> _Problem to solve_:
Set the lines down again exactly, first line through the line that contains "g4_err = [5.0, 6.1, 6.7, 8.0, 4.1, 8.6]", with no pictures.

=== Supplied material ===

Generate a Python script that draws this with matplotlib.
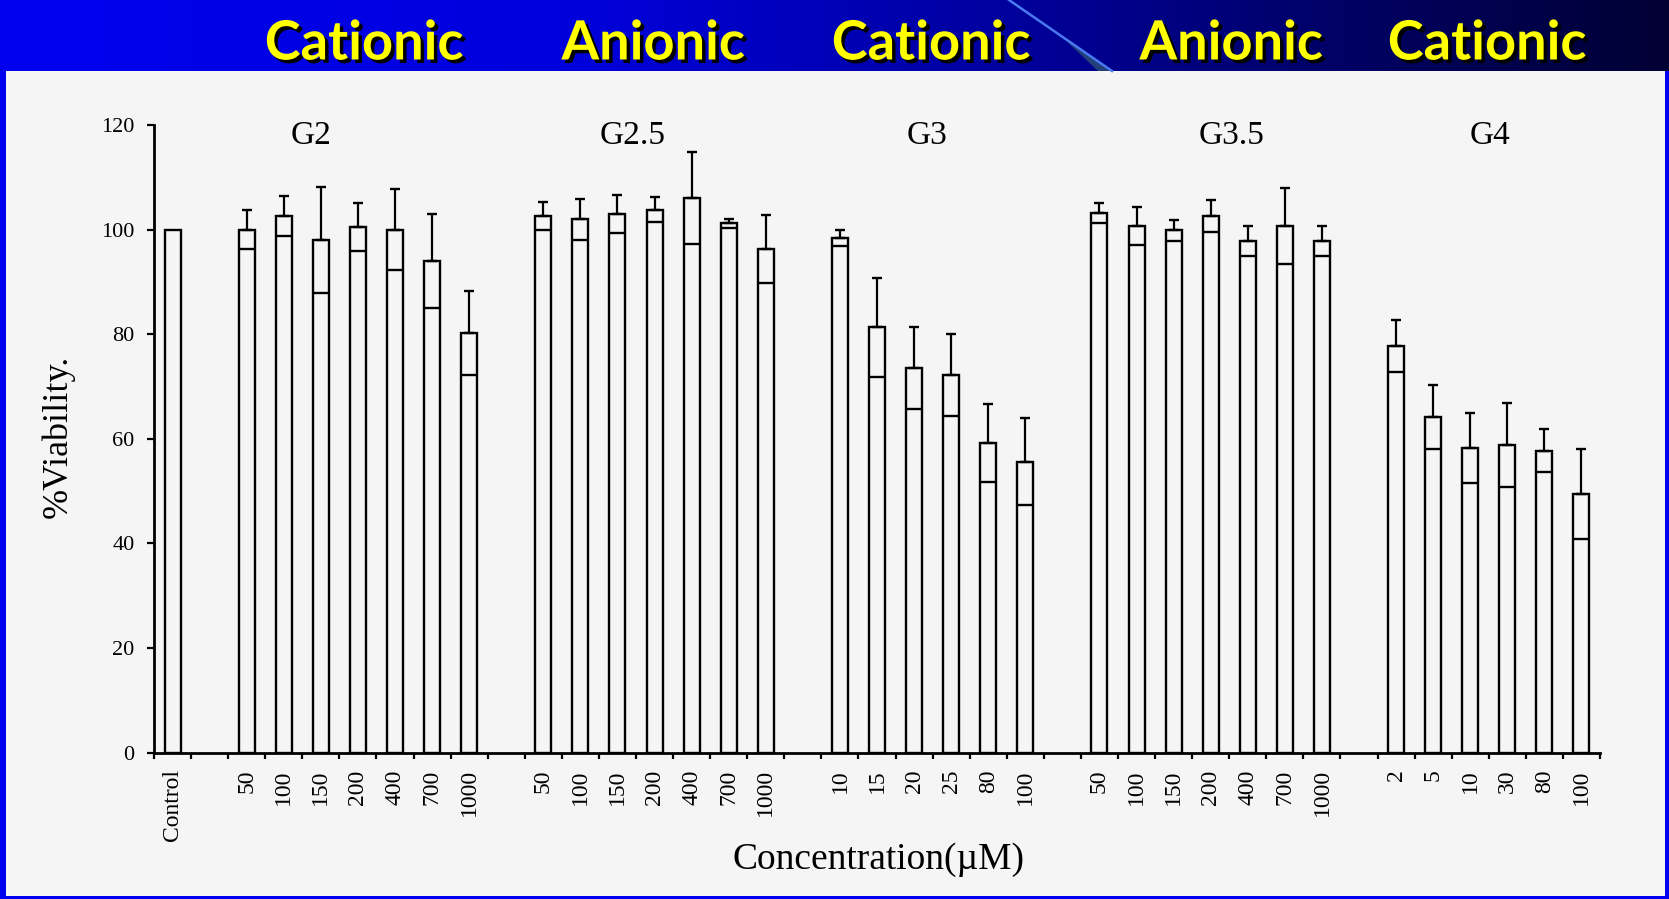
import numpy as np
import matplotlib.pyplot as plt
import matplotlib.patheffects as pe
from matplotlib.patches import Rectangle, Polygon

# cell viability (% of control): mean and SD for each dendrimer generation
control_mean = 100.0

g2_conc = ['50', '100', '150', '200', '400', '700', '1000']
g2_mean = [100.0, 102.6, 98.0, 100.5, 100.0, 94.0, 80.2]
g2_err = [3.8, 3.8, 10.2, 4.5, 7.8, 9.0, 8.0]

g25_conc = ['50', '100', '150', '200', '400', '700', '1000']
g25_mean = [102.6, 102.0, 103.0, 103.8, 106.0, 101.2, 96.2]
g25_err = [2.7, 3.9, 3.7, 2.4, 8.8, 0.8, 6.5]

g3_conc = ['10', '15', '20', '25', '80', '100']
g3_mean = [98.4, 81.3, 73.5, 72.2, 59.2, 55.6]
g3_err = [1.6, 9.4, 7.8, 7.9, 7.4, 8.3]

g35_conc = ['50', '100', '150', '200', '400', '700', '1000']
g35_mean = [103.2, 100.7, 99.9, 102.6, 97.8, 100.7, 97.8]
g35_err = [1.9, 3.6, 2.0, 3.1, 2.9, 7.2, 2.9]

g4_conc = ['2', '5', '10', '30', '80', '100']
g4_mean = [77.8, 64.2, 58.3, 58.8, 57.7, 49.4]
g4_err = [5.0, 6.1, 6.7, 8.0, 4.1, 8.6]

group_names = ['G2', 'G2.5', 'G3', 'G3.5', 'G4']
charge_labels = ['Cationic', 'Anionic', 'Cationic', 'Anionic', 'Cationic']

groups = [
    (g2_conc, g2_mean, g2_err),
    (g25_conc, g25_mean, g25_err),
    (g3_conc, g3_mean, g3_err),
    (g35_conc, g35_mean, g35_err),
    (g4_conc, g4_mean, g4_err),
]

W, H = 1669, 899
PANEL = '#f5f5f5'
serif = 'Liberation Serif'

fig = plt.figure(figsize=(W / 100, H / 100), dpi=100)
fig.patch.set_facecolor('#0000f0')

# slide background: blue header with gradient, light panel below
bg = fig.add_axes([0, 0, 1, 1])
t = np.linspace(0, 1, 500)
blue = np.interp(t, [0, 0.35, 0.6, 0.8, 1.0], [0.94, 0.86, 0.62, 0.40, 0.20])
grad = np.zeros((1, len(t), 3))
grad[0, :, 2] = blue
bg.imshow(grad, extent=(0, W, 71, 0), aspect='auto', interpolation='bilinear')
bg.add_patch(Polygon([[1060, 35], [1112, 71], [1098, 71]], closed=True,
                     facecolor='#23407a', edgecolor='none'))
bg.plot([1009, 1112], [0, 71], color='#4a78f0', lw=1.8)
bg.add_patch(Rectangle((6, 71), W - 10, H - 74, facecolor=PANEL, edgecolor='none'))
bg.set_xlim(0, W)
bg.set_ylim(H, 0)
bg.axis('off')

header_x = [364, 653, 931, 1231, 1487]
for hx, lab in zip(header_x, charge_labels):
    bg.text(hx, 44, lab, ha='center', va='center', fontsize=39, fontweight='bold',
            color='#ffff00', family=['Lato', 'DejaVu Sans'],
            path_effects=[pe.withSimplePatchShadow(offset=(2.5, -2.5),
                                                   shadow_rgbFace='black', alpha=1.0)])

# bar chart
ax = fig.add_axes([154 / W, 1 - 752.7 / H, (1600 - 154) / W, (752.7 - 125) / H])
ax.set_facecolor('none')

xs = [0]
means = [control_mean]
errs = [None]
ticklabels = ['Control']
cursor = 1
for conc, mean, err in groups:
    cursor += 1
    for c, m, e in zip(conc, mean, err):
        xs.append(cursor)
        means.append(m)
        errs.append(e)
        ticklabels.append(c)
        cursor += 1
n_slots = cursor

bw = 0.43
ax.bar(xs, means, width=bw, facecolor=PANEL, edgecolor='black', linewidth=1.7, zorder=2)

ex = np.array([x for x, e in zip(xs, errs) if e is not None])
em = np.array([m for m, e in zip(means, errs) if e is not None])
ee = np.array([e for e in errs if e is not None])
ax.errorbar(ex, em, yerr=[np.zeros_like(ee), ee], fmt='none', ecolor='black',
            elinewidth=1.6, capsize=3.8, capthick=1.7, zorder=3)
ax.hlines(em - ee, ex - bw / 2, ex + bw / 2, color='black', lw=1.7, zorder=3)

ax.set_xlim(-0.5, n_slots - 0.5)
ax.set_ylim(0, 120)

for side in ['top', 'right']:
    ax.spines[side].set_visible(False)
for side in ['left', 'bottom']:
    ax.spines[side].set_linewidth(2.0)
    ax.spines[side].set_color('black')

ax.set_yticks(np.arange(0, 121, 20))
ax.tick_params(axis='y', direction='out', length=5, width=1.6, pad=9, labelsize=16)
for lab in ax.get_yticklabels():
    lab.set_family(serif)

ax.set_xticks(np.arange(-0.5, n_slots, 1.0))
ax.set_xticklabels([])
ax.set_xticks(xs, minor=True)
ax.set_xticklabels(ticklabels, minor=True, rotation=90, family=serif, fontsize=17)
ax.tick_params(axis='x', which='major', direction='out', length=4.5, width=1.6)
ax.tick_params(axis='x', which='minor', length=0, pad=12)

# generation labels above each group
group_label_x = [3.73, 12.42, 20.35, 28.55, 35.53]
for gx, name in zip(group_label_x, group_names):
    ax.text(gx, 118, name, ha='center', va='center', family=serif, fontsize=24)

fig.text(58 / W, 1 - 436 / H, '%Viability.', rotation=90, ha='center', va='center',
         family=serif, fontsize=26)
fig.text(878 / W, 1 - 860 / H, 'Concentration(\u00b5M)', ha='center', va='center',
         family=serif, fontsize=27)

fig.savefig('out.png', dpi=100, facecolor=fig.get_facecolor())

===

> _Solved exercise_:
Generate a Python script that draws this with matplotlib.
import numpy as np
import matplotlib.pyplot as plt
import matplotlib.patheffects as pe
from matplotlib.patches import Rectangle, Polygon

# cell viability (% of control): mean and SD for each dendrimer generation
control_mean = 100.0

g2_conc = ['50', '100', '150', '200', '400', '700', '1000']
g2_mean = [100.0, 102.6, 98.0, 100.5, 100.0, 94.0, 80.2]
g2_err = [3.8, 3.8, 10.2, 4.5, 7.8, 9.0, 8.0]

g25_conc = ['50', '100', '150', '200', '400', '700', '1000']
g25_mean = [102.6, 102.0, 103.0, 103.8, 106.0, 101.2, 96.2]
g25_err = [2.7, 3.9, 3.7, 2.4, 8.8, 0.8, 6.5]

g3_conc = ['10', '15', '20', '25', '80', '100']
g3_mean = [98.4, 81.3, 73.5, 72.2, 59.2, 55.6]
g3_err = [1.6, 9.4, 7.8, 7.9, 7.4, 8.3]

g35_conc = ['50', '100', '150', '200', '400', '700', '1000']
g35_mean = [103.2, 100.7, 99.9, 102.6, 97.8, 100.7, 97.8]
g35_err = [1.9, 3.6, 2.0, 3.1, 2.9, 7.2, 2.9]

g4_conc = ['2', '5', '10', '30', '80', '100']
g4_mean = [77.8, 64.2, 58.3, 58.8, 57.7, 49.4]
g4_err = [5.0, 6.1, 6.7, 8.0, 4.1, 8.6]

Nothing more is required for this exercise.